First, the written statement says that the new funding regime will ensure that ‘the sector continues to be funded at current levels, taking into account the effect of Government policy on social sector rents’.

That form of words sounds like there is no guarantee that funding will increase with inflation and could even fall in line with social rents in England. The Westminster government remains determined to achieve efficiencies in supported housing.

Will Wales get enough money to make up the shortfall and will Welsh Government be able to hold the line on rents?

Second, it remains to be seen how the new system will work in practice. For example, tenants under 35 will be protected from the shared accommodation rate while they are in supported housing.

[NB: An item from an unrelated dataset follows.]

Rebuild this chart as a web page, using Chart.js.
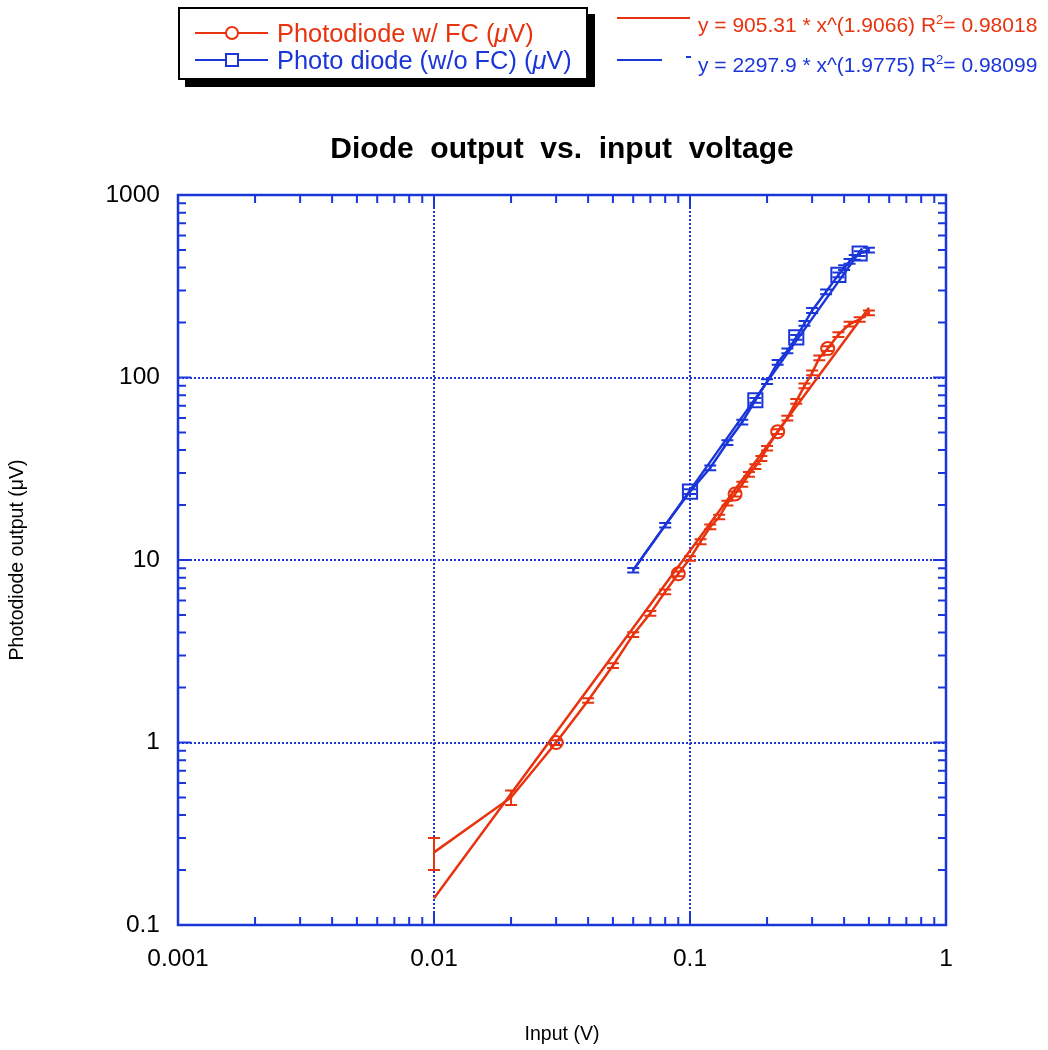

But what happens when they want to move in to social or private rented housing and their housing benefit does not cover their rent?

Third, will providers commit to new projects or make long-term decisions about existing ones until it’s clear how the new system will operate?

More details are expected to emerge when a consultation document and evidence review are published shortly.

Community Housing Cymru says questions still remain about whether the new proposed model gives the certainty that is needed to protect supported housing in the long term.

Paul Langley, head of business development at CHC, said:

‘On the face of it, this is good news. It isn’t a funding cut, it is just a different funding mechanism to deliver the support needed for vulnerable people. However, we now need assurances that the top-up devolved funding will be sufficient, provide flexibility in the long-term and that protections are in place to ensure that the money reaches the right people in Wales.’

‘57% of people living in supported housing in Wales will be impacted by this policy and we worked closely with our members to communicate our concerns. Without the exemption, the cap would have jeopardised many tenancies and halted the development of future supported housing schemes in Wales.’

Stuart Ropke, chief executive of CHC, added:

‘Long term funding certainty will ensure existing schemes can remain open and new schemes can progress. We will work closely with Welsh Government on the details of the devolved scheme to get the best outcome for those who require supported housing across Wales.’